Two Far-Left Reference Documents

Two Far-Left Reference Documents

Anybody paying half attention to what is happening in America has realized the former “Democrat Party” is rapidly turning into the “Democratic Socialist Party,” with plans to bring Communism to American as quickly as they can.

Two historical document that provide insights on what their ambitions will bring  and how they will get there are “The Communist Manifesto” and “Rules For Radicals.”

Summary information on both documents are provided for you disenchantment below. 

The Communist Manifesto (Marx & Engels, 1848)
  • History as class struggle — All of history is a series of conflicts between oppressor and oppressed classes: freeman vs. slave, lord vs. serf, and in the modern era, bourgeoisie vs. proletariat.

    • Bourgeoisie as revolutionary force — Capitalism swept away feudal relations, but only replaced them with naked self-interest and “callous cash payment.” It created global markets, but also its own gravediggers.

    • The proletariat as the only truly revolutionary class — Workers own nothing but their labor power. As industry centralizes, the working class grows in numbers, discipline, and consciousness. Unlike previous lower classes, the proletariat cannot rise without destroying the entire system of private property.

    • Abolition of private property — Not personal possessions, but the private ownership of the means of production (factories, land, capital). This is the central demand.

    • Ten-point program — Immediate transitional measures: heavy progressive income tax, abolition of inheritance, centralization of credit in a state bank, centralization of transport and communication, expansion of state-owned factories and farmland, free public education, abolition of child factory labor.

    • Abolition of the family — Not literally abolishing family bonds, but abolishing the bourgeois family model where women and children are effectively property and instruments of production. Marriage becomes a free union.

    • Internationalism — “Workers of the world, unite!” National boundaries are irrelevant to class identity.
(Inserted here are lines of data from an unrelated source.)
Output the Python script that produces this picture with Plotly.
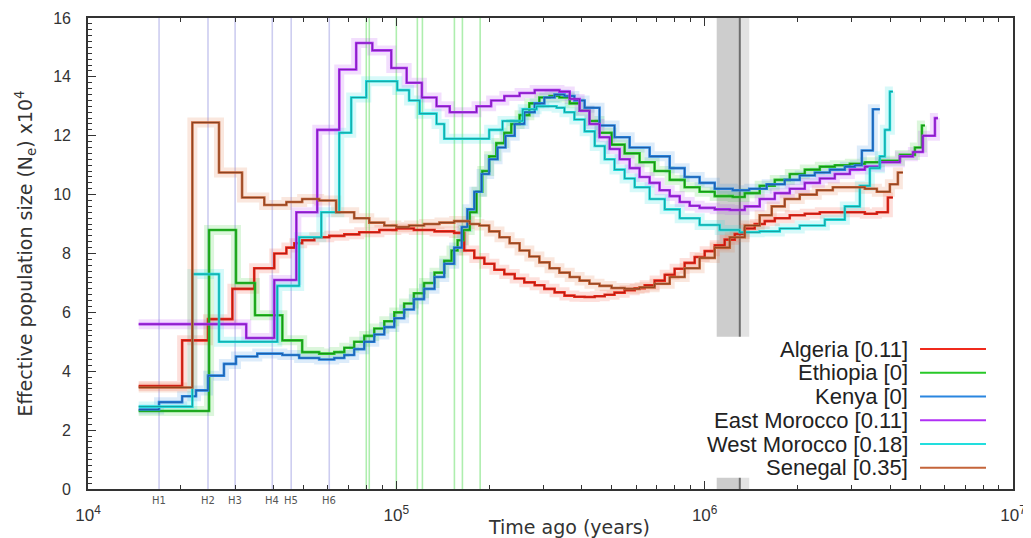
import plotly.graph_objects as go
import numpy as np

# ---------------- data (time in years, Ne in units of 10^4) ----------------
algeria_x = [14600, 20200, 24500, 29400, 34600, 40200, 44000, 46700, 49500, 54200,
             60600, 67800, 75800, 88100, 100000, 114000, 133000, 154000, 166000, 179000,
             193000, 208000, 224000, 242000, 260000, 281000, 302000, 326000, 351000, 378000,
             408000, 440000, 474000, 510000, 550000, 593000, 639000, 688000, 742000, 799000,
             861000, 928000, 1000000, 1078000, 1161000, 1252000, 1349000, 1453000, 1566000, 1688000,
             1888000, 2112000, 2363000, 2643000, 2957000, 3307000, 3618000, 3928000, 4078000]
algeria_y = [3.5, 5.05, 5.77, 6.8, 7.5, 8.0, 8.2, 8.35, 8.45, 8.55,
             8.6, 8.65, 8.72, 8.8, 8.85, 8.8, 8.75, 8.7, 8.1, 7.85,
             7.65, 7.45, 7.3, 7.15, 7.02, 6.92, 6.8, 6.68, 6.57, 6.53,
             6.52, 6.55, 6.6, 6.67, 6.75, 6.82, 6.92, 7.08, 7.28, 7.48,
             7.68, 7.88, 8.08, 8.28, 8.47, 8.66, 8.85, 9.0, 9.1, 9.2,
             9.3, 9.35, 9.4, 9.4, 9.4, 9.35, 9.4, 9.9, 9.9]

ethiopia_x = [14600, 24700, 30200, 34800, 42700, 49500, 56200, 62900, 67800, 73000,
              78700, 84800, 91400, 98500, 106000, 114000, 123000, 133000, 143000, 151000,
              158000, 165000, 173000, 182000, 190000, 200000, 211000, 224000, 236000, 251000,
              270000, 291000, 314000, 338000, 365000, 393000, 423000, 456000, 499000, 550000,
              615000, 688000, 770000, 861000, 963000, 1078000, 1233000, 1349000, 1508000, 1688000,
              1888000, 2112000, 2363000, 2643000, 2957000, 3307000, 3700000, 4297000, 4807000, 5065000,
              5180000]
ethiopia_y = [2.65, 8.8, 7.0, 5.9, 5.05, 4.65, 4.6, 4.65, 4.8, 5.0,
              5.2, 5.45, 5.7, 6.0, 6.3, 6.65, 7.0, 7.35, 7.75, 8.1,
              8.45, 8.8, 9.4, 10.1, 10.8, 11.3, 11.75, 12.1, 12.4, 12.7,
              13.1, 13.3, 13.35, 13.3, 13.1, 12.85, 12.5, 12.1, 11.7, 11.4,
              11.1, 10.8, 10.5, 10.25, 10.1, 9.95, 9.92, 10.05, 10.3, 10.5,
              10.7, 10.85, 10.95, 11.0, 11.05, 11.1, 11.15, 11.35, 11.6, 12.35,
              12.35]

kenya_x = [14600, 17000, 20200, 22400, 24500, 27600, 30200, 35400, 42700, 48400,
           56200, 62900, 67800, 73000, 78700, 84800, 91400, 98500, 106000, 114000,
           123000, 133000, 143000, 154000, 163000, 170000, 179000, 189000, 200000, 213000,
           226000, 242000, 260000, 281000, 302000, 326000, 351000, 378000, 408000, 456000,
           510000, 571000, 663000, 770000, 861000, 963000, 1078000, 1233000, 1395000, 1589000,
           1818000, 2034000, 2276000, 2546000, 2848000, 3069000, 3234000, 3511000, 3700000]
kenya_y = [2.7, 2.95, 3.15, 3.35, 3.85, 4.25, 4.5, 4.6, 4.55, 4.45,
           4.4, 4.45, 4.55, 4.75, 5.0, 5.25, 5.5, 5.8, 6.1, 6.45,
           6.8, 7.2, 7.65, 8.2, 8.9, 9.5, 10.1, 10.7, 11.2, 11.6,
           12.0, 12.4, 12.8, 13.1, 13.3, 13.4, 13.35, 13.2, 12.95, 12.35,
           11.95, 11.6, 11.3, 10.9, 10.6, 10.4, 10.2, 10.15, 10.2, 10.35,
           10.5, 10.65, 10.75, 10.85, 10.95, 11.0, 11.5, 12.9, 12.9]

emorocco_x = [14600, 32600, 40200, 47400, 55400, 65300, 74100, 83600, 96300, 108000,
              121000, 135000, 149000, 182000, 203000, 224000, 251000, 281000, 314000, 338000,
              365000, 393000, 423000, 456000, 492000, 530000, 571000, 615000, 663000, 714000,
              770000, 830000, 894000, 963000, 1078000, 1206000, 1349000, 1508000, 1688000, 1888000,
              2112000, 2363000, 2643000, 2957000, 3307000, 3700000, 4297000, 4736000, 5102000, 5582000,
              5709000]
emorocco_y = [5.6, 5.13, 7.1, 9.4, 12.2, 14.25, 15.15, 14.9, 14.3, 13.8,
              13.3, 13.0, 12.8, 13.0, 13.2, 13.35, 13.45, 13.55, 13.55, 13.5,
              13.25, 12.85, 12.4, 11.95, 11.55, 11.2, 10.9, 10.6, 10.4, 10.15,
              9.95, 9.75, 9.62, 9.55, 9.5, 9.48, 9.6, 9.85, 10.05, 10.2,
              10.4, 10.55, 10.7, 10.85, 10.95, 11.1, 11.3, 11.45, 12.0, 12.6,
              12.6]

wmorocco_x = [14600, 21800, 26600, 41100, 48400, 57100, 65300, 71400, 79900, 100700,
              110000, 119000, 135000, 143000, 200000, 221000, 257000, 285000, 331000, 351000,
              378000, 408000, 440000, 474000, 510000, 550000, 593000, 663000, 742000, 830000,
              963000, 1119000, 1299000, 1508000, 1752000, 2034000, 2453000, 2848000, 3186000, 3433000,
              3700000, 3841000, 3987000, 4078000]
wmorocco_y = [2.8, 7.3, 5.0, 6.9, 8.55, 9.4, 12.1, 13.3, 13.85, 13.55,
              13.2, 12.75, 12.4, 11.9, 12.2, 12.5, 12.9, 13.0, 12.95, 12.8,
              12.55, 12.15, 11.65, 11.2, 10.85, 10.55, 10.25, 9.85, 9.5, 9.2,
              8.97, 8.8, 8.72, 8.75, 8.85, 8.95, 9.15, 9.6, 10.3, 10.9,
              11.3, 12.2, 13.5, 13.5]

senegal_x = [14600, 21800, 26600, 31600, 37300, 44000, 49500, 56200, 63800, 73000,
             81700, 91400, 100000, 110000, 123000, 138000, 154000, 173000, 186000, 200000,
             216000, 233000, 251000, 270000, 291000, 314000, 338000, 365000, 393000, 423000,
             456000, 499000, 550000, 615000, 688000, 770000, 861000, 963000, 1078000, 1206000,
             1349000, 1508000, 1650000, 1818000, 2034000, 2310000, 2604000, 2957000, 3307000, 3618000,
             3987000, 4233000, 4395000]
senegal_y = [3.45, 12.45, 10.75, 9.9, 9.65, 9.75, 9.85, 9.8, 9.4, 9.2,
             9.05, 8.95, 8.9, 8.95, 9.0, 9.05, 9.1, 9.0, 8.95, 8.75,
             8.55, 8.35, 8.1, 7.9, 7.7, 7.5, 7.35, 7.2, 7.08, 6.97,
             6.9, 6.83, 6.8, 6.85, 6.97, 7.2, 7.5, 7.85, 8.2, 8.55,
             8.95, 9.3, 9.6, 9.85, 10.0, 10.15, 10.25, 10.25, 10.2, 10.1,
             10.35, 10.75, 10.75]

series_names = ["Algeria [0.11]", "Ethiopia [0]", "Kenya [0]",
                "East Morocco [0.11]", "West Morocco [0.18]", "Senegal [0.35]"]

# event lines (years)
h_times = [17000, 24500, 30000, 39600, 45600, 60600]
h_labels = ["H1", "H2", "H3", "H4", "H5", "H6"]
green_times = [79900, 81700, 100000, 117000, 121500, 154300, 163800, 187000]
band_left = 1094000
band_mid = 1300000
band_right = 1395000

y_range = [0, 16]
x_tickvals = [1e4, 1e5, 1e6, 1e7]
x_ticktext = ["10<sup>4</sup>", "10<sup>5</sup>", "10<sup>6</sup>", "10<sup>7</sup>"]
y_tickvals = [0, 2, 4, 6, 8, 10, 12, 14, 16]

# ---------------- styling ----------------
colors = ["#f02a1c", "#28c828", "#2a86e0", "#b030f5", "#22dede", "#c4643a"]
cores = ["#a01a12", "#157a15", "#1c4f95", "#6c1c9c", "#138a8a", "#7a3818"]
halo = ["rgba(240,60,40,0.16)", "rgba(40,200,40,0.16)", "rgba(42,134,224,0.16)",
        "rgba(176,48,245,0.16)", "rgba(34,222,222,0.18)", "rgba(230,120,70,0.18)"]

fig = go.Figure()

# grey interval band
fig.add_trace(go.Scatter(x=[band_left, band_mid, band_mid, band_left, band_left],
                         y=[y_range[0], y_range[0], y_range[1], y_range[1], y_range[0]],
                         mode="lines", fill="toself", fillcolor="#cdcdcd",
                         line=dict(width=0), hoverinfo="skip", showlegend=False))
fig.add_trace(go.Scatter(x=[band_mid, band_right, band_right, band_mid, band_mid],
                         y=[y_range[0], y_range[0], y_range[1], y_range[1], y_range[0]],
                         mode="lines", fill="toself", fillcolor="#e2e2e2",
                         line=dict(width=0), hoverinfo="skip", showlegend=False))
fig.add_trace(go.Scatter(x=[band_mid, band_mid], y=y_range, mode="lines",
                         line=dict(color="#6e6e6e", width=2), hoverinfo="skip", showlegend=False))

# H lines and green lines
def vlines(vals):
    xs, ys = [], []
    for v in vals:
        xs += [v, v, None]
        ys += [y_range[0], y_range[1], None]
    return xs, ys

hx, hy = vlines(h_times)
fig.add_trace(go.Scatter(x=hx, y=hy, mode="lines", line=dict(color="#cdcdf0", width=1.6),
                         hoverinfo="skip", showlegend=False))
gx, gy = vlines(green_times)
fig.add_trace(go.Scatter(x=gx, y=gy, mode="lines", line=dict(color="#aeeeae", width=1.6),
                         hoverinfo="skip", showlegend=False))

all_x = [algeria_x, ethiopia_x, kenya_x, emorocco_x, wmorocco_x, senegal_x]
all_y = [algeria_y, ethiopia_y, kenya_y, emorocco_y, wmorocco_y, senegal_y]

for i in range(6):
    fig.add_trace(go.Scatter(x=all_x[i], y=all_y[i], mode="lines", line_shape="hv",
                             line=dict(color=halo[i], width=10), hoverinfo="skip", showlegend=False))
for i in range(6):
    fig.add_trace(go.Scatter(x=all_x[i], y=all_y[i], mode="lines", line_shape="hv",
                             line=dict(color=colors[i], width=2.6), name=series_names[i], showlegend=False))
    fig.add_trace(go.Scatter(x=all_x[i], y=all_y[i], mode="lines", line_shape="hv",
                             line=dict(color=cores[i], width=0.8), hoverinfo="skip", showlegend=False))

# ---------------- layout ----------------
shapes = []
annotations = []

# legend (custom, text on the left of the line sample)
shapes.append(dict(type="rect", xref="paper", yref="paper", x0=0.648, x1=0.99, y0=0.024, y1=0.323,
                   fillcolor="white", line=dict(width=0), layer="above"))
leg_top = 0.297
leg_step = 0.0504
for i, name in enumerate(series_names):
    yy = leg_top - i * leg_step
    annotations.append(dict(xref="paper", yref="paper", x=0.889, y=yy, xanchor="right", yanchor="middle",
                            text=name, showarrow=False,
                            font=dict(family="Liberation Sans, Arial", size=22, color="#222222")))
    shapes.append(dict(type="line", xref="paper", yref="paper", x0=0.8995, x1=0.9708, y0=yy, y1=yy,
                       line=dict(color=colors[i], width=2), layer="above"))

for t, lab in zip(h_times, h_labels):
    annotations.append(dict(xref="x", yref="paper", x=np.log10(t), y=-0.024, xanchor="center",
                            yanchor="middle", text=lab, showarrow=False,
                            font=dict(family="DejaVu Sans", size=10, color="#555555")))

annotations.append(dict(xref="paper", yref="paper", x=0.52, y=-0.081, xanchor="center", yanchor="middle",
                        text="Time ago (years)", showarrow=False,
                        font=dict(family="DejaVu Sans", size=19, color="#333333")))

# the page body adds an 8px offset, so the figure is 8px smaller on each axis
fig.update_layout(
    width=1023, height=530,
    margin=dict(l=80, r=18, t=10, b=49, autoexpand=False),
    paper_bgcolor="white", plot_bgcolor="white",
    showlegend=False,
    shapes=shapes, annotations=annotations,
    xaxis=dict(type="log", range=[4, 7], tickvals=x_tickvals, ticktext=x_ticktext,
               ticks="inside", ticklen=8, tickwidth=1.2, tickcolor="#333333",
               showline=True, linecolor="#333333", linewidth=1.6, mirror="ticks",
               showgrid=False, zeroline=False, ticklabelstandoff=10,
               minor=dict(ticks="inside", ticklen=4, tickcolor="#333333", dtick="D1", showgrid=False),
               tickfont=dict(family="Liberation Sans, Arial", size=17, color="#333333")),
    yaxis=dict(range=y_range, tickvals=y_tickvals, ticks="inside", ticklen=8, tickwidth=1.2,
               tickcolor="#333333", showline=True, linecolor="#333333", linewidth=1.6, mirror=True,
               showgrid=False, zeroline=False, ticklabelstandoff=12,
               minor=dict(ticks="inside", ticklen=4, tickcolor="#333333", dtick=0.2, showgrid=False),
               tickfont=dict(family="Liberation Sans, Arial", size=16, color="#333333"),
               title=dict(text="Effective population size (N<sub>e</sub>) x10<sup>4</sup>",
                          standoff=16,
                          font=dict(family="DejaVu Sans", size=19, color="#333333"))),
)

fig.write_html("out.html")
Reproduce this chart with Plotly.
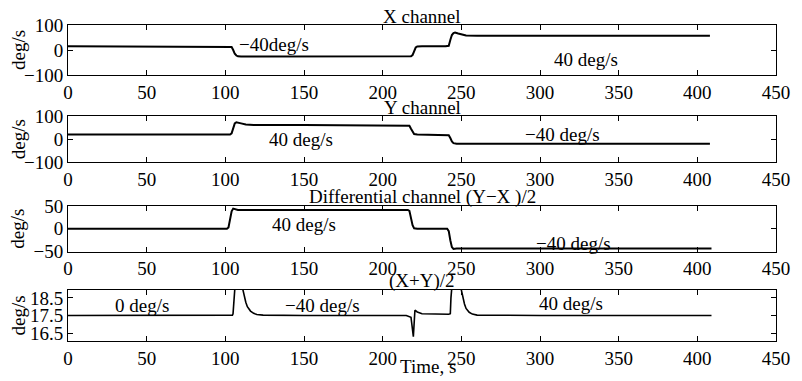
import plotly.graph_objects as go

# ---------------- data ----------------
x_t = [0, 103, 104, 105, 106, 107, 108, 110, 150, 200, 218, 219, 220, 221, 222, 225,
       240, 242, 243, 244, 245, 246, 248, 250, 253, 260, 300, 408]
x_v = [15, 15, 12, 0, -15, -22, -25, -26, -26, -25, -25, -20, -5, 10, 14, 15,
       15, 17, 40, 60, 68, 70, 66, 62, 58, 57, 57, 57]

y_t = [0, 103, 104, 105, 106, 107, 108, 110, 113, 118, 150, 215, 217, 218, 219, 220, 222,
       241, 242, 243, 244, 245, 247, 408]
y_v = [20, 20, 25, 50, 68, 73, 72, 68, 63, 61, 61, 61, 58, 45, 30, 22, 20,
       20, 17, 5, -10, -17, -20, -20]

d_t = [0, 101, 102, 103, 104, 105, 106, 108, 150, 216, 217, 218, 219, 220, 222,
       241, 242, 243, 244, 245, 247, 409]
d_v = [0, 0, 3, 20, 38, 44, 43, 41, 41, 41, 39, 25, 8, 1, 0,
       0, -5, -25, -40, -44, -43, -43]

s_t = [0, 50, 104.5, 104.9, 105.2, 110.8, 111.2, 112, 113, 114, 116, 118, 120, 124, 150,
       215, 217, 218, 219.5, 220.5, 222, 225, 242, 243, 243.4, 243.7, 249.5, 250, 251, 252,
       253, 255, 257, 260, 300, 409]
s_v = [17.5, 17.5, 17.52, 17.6, 25, 25, 18.95, 18.6, 18.25, 18.0, 17.75, 17.62, 17.56, 17.52, 17.5,
       17.5, 17.45, 17.4, 16.3, 17.8, 17.7, 17.6, 17.57, 17.6, 18.5, 25, 25, 18.95, 18.5, 18.15,
       17.9, 17.68, 17.58, 17.52, 17.5, 17.5]

titles = ["X channel", "Y channel", "Differential channel (Y\u2212X )/2", "(X+Y)/2"]
x_ticks = [0, 50, 100, 150, 200, 250, 300, 350, 400, 450]
y_ticks = [[-100, 0, 100], [-100, 0, 100], [-50, 0, 50], [16.5, 17.5, 18.5]]
y_ranges = [[-100, 100], [-100, 100], [-50, 50], [16.05, 18.95]]

labels = [
    [(131, 22, "\u221240deg/s"), (329, -37, "40 deg/s")],
    [(148, -2, "40 deg/s"), (314, 19, "\u221240 deg/s")],
    [(150, 9, "40 deg/s"), (321, -32, "\u221240 deg/s")],
    [(47, 18.05, "0 deg/s"), (162, 18.05, "\u221240 deg/s"), (320, 18.2, "40 deg/s")],
]

# ---------------- figure ----------------
FONT = "'Liberation Serif', 'Times New Roman', Times, serif"
FS = 19
W, H = 802, 381
ML, MR, MT, MB = 68, 26, 25, 34
plot_h = H - MT - MB
plot_w = W - ML - MR

def py(px):
    return (H - MB - px) / plot_h

domains = [[py(76), 1.0], [py(165), py(117.7)], [py(256), py(209.3)], [0.0, py(295)]]
widths = [2, 2, 2, 1.6]

fig = go.Figure()
series = [(x_t, x_v), (y_t, y_v), (d_t, d_v), (s_t, s_v)]
for i, (t, v) in enumerate(series):
    k = "" if i == 0 else str(i + 1)
    fig.add_trace(go.Scatter(x=t, y=v, mode="lines", xaxis="x" + k, yaxis="y" + k,
                             line=dict(color="black", width=widths[i]), showlegend=False,
                             hoverinfo="skip"))

tf = dict(family=FONT, size=FS, color="black")
layout = dict(width=W, height=H, margin=dict(l=ML, r=MR, t=MT, b=MB),
              paper_bgcolor="white", plot_bgcolor="white",
              font=tf, showlegend=False)
annotations = []
for i in range(4):
    k = "" if i == 0 else str(i + 1)
    layout["xaxis" + k] = dict(domain=[0, 1], range=[0, 450], tickvals=x_ticks,
                               ticks="inside", ticklen=5, tickcolor="black",
                               showline=True, linecolor="black", linewidth=1, mirror="ticks",
                               showgrid=False, zeroline=False, anchor="y" + k,
                               tickfont=tf, ticklabelstandoff=0)
    layout["yaxis" + k] = dict(domain=domains[i], range=y_ranges[i], tickvals=y_ticks[i],
                               ticks="inside", ticklen=5, tickcolor="black",
                               showline=True, linecolor="black", linewidth=1, mirror="ticks",
                               showgrid=False, zeroline=False, anchor="x" + k,
                               tickfont=tf)
    annotations.append(dict(text=titles[i], x=0.5, y=domains[i][1], xref="paper", yref="paper",
                            xanchor="center", yanchor="bottom", showarrow=False, yshift=-4,
                            font=tf))
    annotations.append(dict(text="deg/s", x=(18 - ML) / plot_w, y=sum(domains[i]) / 2,
                            xref="paper", yref="paper", textangle=-90, showarrow=False,
                            xanchor="center", yanchor="middle", font=tf))
    for (lx, ly, txt) in labels[i]:
        annotations.append(dict(text=txt, x=lx, y=ly, xref="x" + k, yref="y" + k,
                                showarrow=False, xanchor="center", yanchor="middle",
                                font=tf))
annotations.append(dict(text="Time, s", x=(428 - ML) / plot_w, y=py(373), xref="paper",
                        yref="paper", xanchor="center", yanchor="middle", showarrow=False,
                        font=tf))
layout["annotations"] = annotations
fig.update_layout(**layout)
fig.write_html("out.html")
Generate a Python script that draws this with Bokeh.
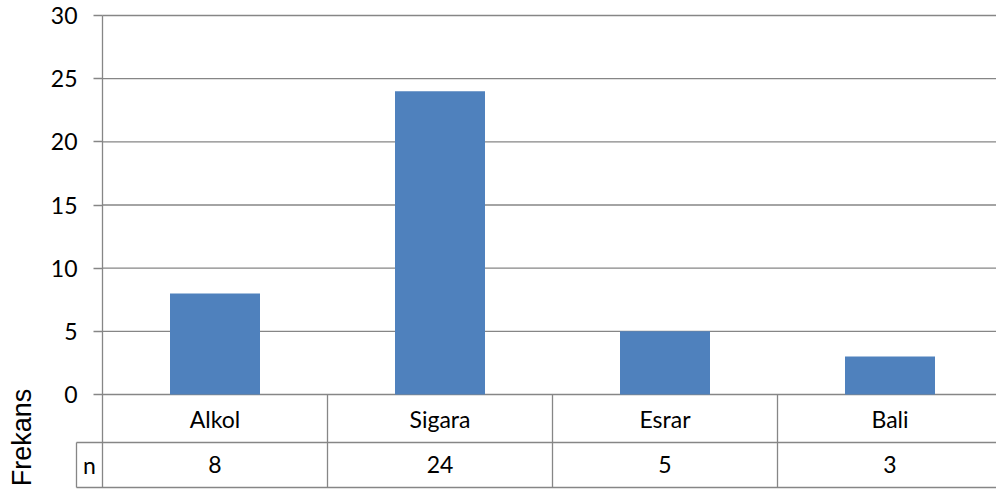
import math
from bokeh.plotting import figure
from bokeh.models import Range1d, FixedTicker, ColumnDataSource
from bokeh.core.properties import value
from bokeh.embed import file_html
from bokeh.resources import INLINE

categories = ["Alkol", "Sigara", "Esrar", "Bali"]
counts = [8, 24, 5, 3]
y_ticks = [0, 5, 10, 15, 20, 25, 30]
row_header = "n"
axis_title = "Frekans"

BAR = "#4F81BD"
GRID = "#868686"
FONT = "Lato"

W, H = 996, 491
PX_X = 225.0          # pixels per category
PX_Y = 379.0 / 30     # pixels per unit
x0_px, y0_px = 102, 394

xs = [i + 0.5 for i in range(len(categories))]
src = ColumnDataSource(dict(x=xs, top=counts, cat=categories, n=[str(c) for c in counts]))

x_start = -x0_px / PX_X
x_end = (W - x0_px) / PX_X
y_end = y0_px / PX_Y
y_start = -(H - y0_px) / PX_Y

p = figure(width=W, height=H, x_range=Range1d(x_start, x_end), y_range=Range1d(y_start, y_end),
           output_backend="svg", toolbar_location=None,
           min_border_left=0, min_border_right=0, min_border_top=0, min_border_bottom=0)
p.outline_line_color = None
p.background_fill_color = "white"
p.border_fill_color = "white"
p.xaxis.visible = False
p.xgrid.visible = False
p.ygrid.visible = False

row_div = -48 / PX_Y
row_bot = -93 / PX_Y

# y axis drawn at x = 0 (data)
ax = p.yaxis[0]
ax.fixed_location = 0
ax.bounds = (row_bot, max(y_ticks))
ax.ticker = FixedTicker(ticks=y_ticks)
ax.axis_line_color = GRID
ax.axis_line_width = 1.3
ax.major_tick_line_color = GRID
ax.major_tick_line_width = 1.3
ax.major_tick_out = 9
ax.major_tick_in = 0
ax.minor_tick_line_color = None
ax.major_label_standoff = 16
ax.major_label_text_font = FONT
ax.major_label_text_font_size = "23px"
ax.major_label_text_color = "black"

# horizontal gridlines at the tick values
p.segment(x0=[0] * len(y_ticks), y0=y_ticks, x1=[x_end] * len(y_ticks), y1=y_ticks,
          line_color=GRID, line_width=1.3, level="underlay")

p.vbar(x="x", top="top", bottom=0, width=0.4, source=src, fill_color=BAR, line_color=None)

# data table
n = len(categories)
n_left = -26 / PX_X
p.segment(x0=list(range(1, n)), y0=[0] * (n - 1), x1=list(range(1, n)), y1=[row_bot] * (n - 1),
          line_color=GRID, line_width=1.3)
p.segment(x0=[n_left, n_left], y0=[row_div, row_bot], x1=[x_end, x_end], y1=[row_div, row_bot],
          line_color=GRID, line_width=1.3)
p.segment(x0=[n_left], y0=[row_div], x1=[n_left], y1=[row_bot], line_color=GRID, line_width=1.3)

p.text(x="x", y=-24 / PX_Y, text="cat", source=src, text_align="center", text_baseline="middle",
       text_font=value(FONT), text_font_size="23px", text_color="black")
p.text(x="x", y=-70 / PX_Y, text="n", source=src, text_align="center", text_baseline="middle",
       text_font=value(FONT), text_font_size="23px", text_color="black")
p.text(x=[n_left / 2], y=[-70 / PX_Y], text=[row_header], text_align="center", text_baseline="middle",
       text_font=value(FONT), text_font_size="23px", text_color="black")
p.text(x=[-81 / PX_X], y=[-43 / PX_Y], text=[axis_title], angle=math.pi / 2, text_align="center",
       text_baseline="middle", text_font=value("Liberation Sans"), text_font_size="27px",
       text_color="black")

open("out.html", "w").write(file_html(p, INLINE))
The proletariat has no country.

    • Dictatorship of the proletariat — A transitional state where the working class holds political power to crush bourgeois resistance before the state eventually “withers away” into a classless, stateless society.

    • Ideology as superstructure — Law, morality, religion, and culture are products of material economic conditions. Change the economic base, and the ideological superstructure transforms. There are no eternal truths, only class truths.

    • Communists as the vanguard — The most advanced, theoretically clear section of the working class, pushing the movement forward and articulating its interests across national boundaries.

Rules for Radicals (Saul Alinsky, 1971)
  • Power is not what you have, but what the enemy thinks you have — Perception is everything. Build an image of strength before you have it.

  • Never go outside the experience of your people — If your tactics confuse your own base, you’ve already lost. Speak their language, operate within their frame of reference.

  • Wherever possible, go outside the experience of the enemy — Confuse, disorient, and unsettle the opposition. Drag them into unfamiliar terrain where they make mistakes.

  • Make the enemy live up to their own book of rules — Use their stated values and principles as a weapon against them. Hypocrisy is the most vulnerable flank.

  • Ridicule is man’s most potent weapon — You can’t reason someone out of power. But mockery bypasses the rational defenses. The powerful can absorb argument; they cannot absorb being made ridiculous.

  • A good tactic is one your people enjoy — If the work feels like drudgery, the movement dies. Sustain morale through creative, satisfying action.

  • A tactic that drags on too long becomes a drag — Novelty fades. Attention spans are short. Keep rotating the pressure points.

  • Keep the pressure on — Never let up. Constant, unrelenting pressure forces errors, exhaustion, and eventual capitulation. The action itself is the catalyst, not the reaction.

  • The threat is usually more terrifying than the thing itself — Anticipation paralyzes. People fear the unknown more than the concrete. Exploit this.

  • The major premise for tactics is the development of operations that will maintain a constant pressure upon the opposition — Make the status quo more expensive and painful than the change you’re demanding.

  • If you push a negative hard and deep enough, it will break through into its counterside — Every negative contains the seed of its opposite. Push hard enough and the polarity flips.

  • The price of a successful attack is a constructive alternative — Never tear down without being able to point to what goes up in its place. You cannot merely be against; you must be for something.

  • Pick the target, freeze it, personalize it, and polarize it — Don’t fight “the system.” Fight a specific person. Cut the issue to a single, vivid villain. Complexity is the enemy of mobilization.